Date: July 19, 2010
Venue: The Step Inn, Brisbane
Acts: Lichens, Andrews, McManus & Stern Trio, Die On Planes, AXXONN
Tonight, Lichens — aka Robert Aiki Aubrey Lowe — is supported by three acts with a similar, yet distinct, sound.
The delicious, ear-crushing keyboard-driven drones of Tom Hall’s AXXONN — this evening with the added punch of Violent Soho’s Luke Henery providing guest bass. The distorted, feedback-ridden screams and unadulterated menace of Die On Planes. And the fractured, jazz-like percussion and knob-twisting of the Andrews, McManus & Stern Trio.
Each is excellent. Each draws one’s attention with magnetic force. But, tonight, none hold a candle to the aural bonfire that is Lichens.
The great shame is this show is witnessed by no more than 30 or 40 people — including Lichens’ fellow performers. The flipside is that for us, the listeners seated on the sticky carpet of the Step Inn, the experience becomes extraordinarily intimate: a personal performance for a privileged few.
Lichens seats himself on an upturned instrument hardcase without fanfare. He spends long minutes crafting brooding loops of deep-toned synths. It’s only the beginning as, leaving the keyboard to perpetuate its droning, he plucks a silvery, retro-styled microphone from a stand before him and begins to sing.
“Sing” is far too prosaic to adequately convey the otherworldly beauty of this wordless keening. And, as Lichens shifts between high-pitched crooning and deep, guttural moans — seemingly driven by nothing besides whim, intuition or inspiration — it eventually becomes impossible to discern voice from the groaning electronic undertow.
The two sounds warp and weft, each mutating into the other. The ebb and flow is hypnotic, and Lichens quivers in rapture: caught up in his own heavy-lidded trance state with his eyes half-rolled back in his head and his free hand clutching the air spasmodically.

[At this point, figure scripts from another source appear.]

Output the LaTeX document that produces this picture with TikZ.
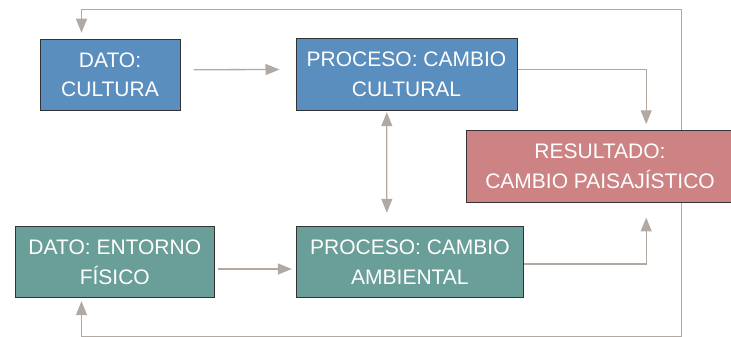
\documentclass[tikz,border=0pt]{standalone}
\usepackage{fontspec}
\setmainfont{Liberation Sans}
\usetikzlibrary{positioning, calc, arrows.meta}

\definecolor{culturablue}{RGB}{89,142,190}
\definecolor{entornoteal}{RGB}{106,158,152}
\definecolor{resultadored}{RGB}{205,131,131}
\definecolor{flechagris}{RGB}{178,170,162}

\begin{document}
\begin{tikzpicture}[x=1pt, y=-1pt,
	caja/.style={draw=black!80, line width=1pt, text=white, align=center, inner sep=0pt,
		minimum height=71, font=\fontsize{21}{29.5}\selectfont},
	flecha/.style={flechagris, line width=1.3pt, -{Triangle[length=14pt, width=11pt]}},
	dobleflecha/.style={flecha, {Triangle[length=14pt, width=11pt]}-{Triangle[length=14pt, width=11pt]}}
]
	\clip (0,0) rectangle (731,337);

	% cajas
	\node[caja, fill=culturablue, minimum width=140] (cultura) at (110,74.75) {DATO:\\CULTURA};
	\node[caja, fill=culturablue, minimum width=221] (cultural) at (406.5,74.5) {PROCESO: CAMBIO\\CULTURAL};
	\node[caja, fill=resultadored, minimum width=268, minimum height=72] (resultado) at (600,166.25) {RESULTADO:\\CAMBIO PAISAJÍSTICO};
	\node[caja, fill=entornoteal, minimum width=199] (entorno) at (114.8,262.2) {DATO: ENTORNO\\FÍSICO};
	\node[caja, fill=entornoteal, minimum width=227.7] (ambiental) at (409.9,262.2) {PROCESO: CAMBIO\\AMBIENTAL};

	% flechas
	\draw[flecha] ($(cultura.east)+(13,-5)$) -- ($(cultural.west)+(-16,-5)$);
	\draw[flecha] ($(cultural.east)+(0,-5.2)$) -| ($(resultado.north west)+(180.7,-5.5)$);
	\draw[dobleflecha] ($(cultural.south west)+(91.3,1.7)$) -- ($(ambiental.north west)+(91.3,-13.4)$);
	\draw[flecha] ($(entorno.east)+(3,6.8)$) -- ($(ambiental.west)+(-3.7,6.8)$);
	\draw[flecha] ($(ambiental.east)+(0,1.8)$) -| ($(resultado.south west)+(180.7,14.7)$);

	% retroalimentacion
	\draw[flecha] ($(resultado.south west)+(216.3,0)$) -- ++(0,133.7) -| ($(entorno.south west)+(66.7,3)$);
	\draw[flecha] ($(resultado.north west)+(216.3,0)$) -- ++(0,-120.5) -| ($(cultura.north west)+(42,-6)$);
\end{tikzpicture}
\end{document}
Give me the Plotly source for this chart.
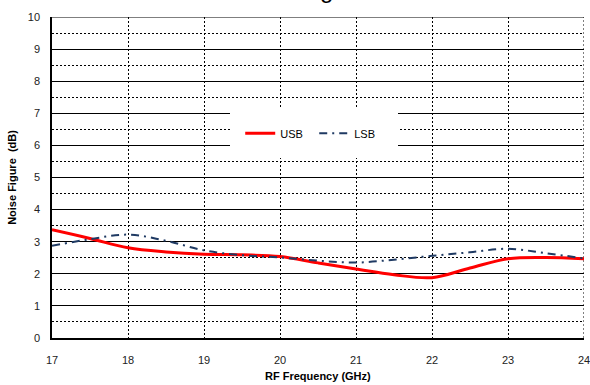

It would be easy to dismiss it as a hokey spectacle: the avant-garde equivalent of hippies listening to whalesong. Nevertheless, there’s a primal beauty to this construction — and that seems too artificial a word to describe something that morphs so organically through its all-too-brief existence — that inspires wide-eyed wonder, the type of unquestioning wonder you thought you’d lost forever when you discovered Santa Claus wasn’t real.
Even when Lichens brings the performance to its conclusion, people sit spellbound for long moments. It’s as if they’re unwilling to shake themselves from the transcendence of the moment. Finally, Lichens stands, and, with a shy half-bow and a wave, disappears from the stage. And then the applause begins.
damn, the more i hear the more i regret leaving early. But I saw him the night before and it was extraordinary and I was tired. Maybe sleep is overrated like they say.
I don’t think that my words do even a smidgen of justice to how incredible he was at the Step Inn. Just … stellar. Mind totally blown.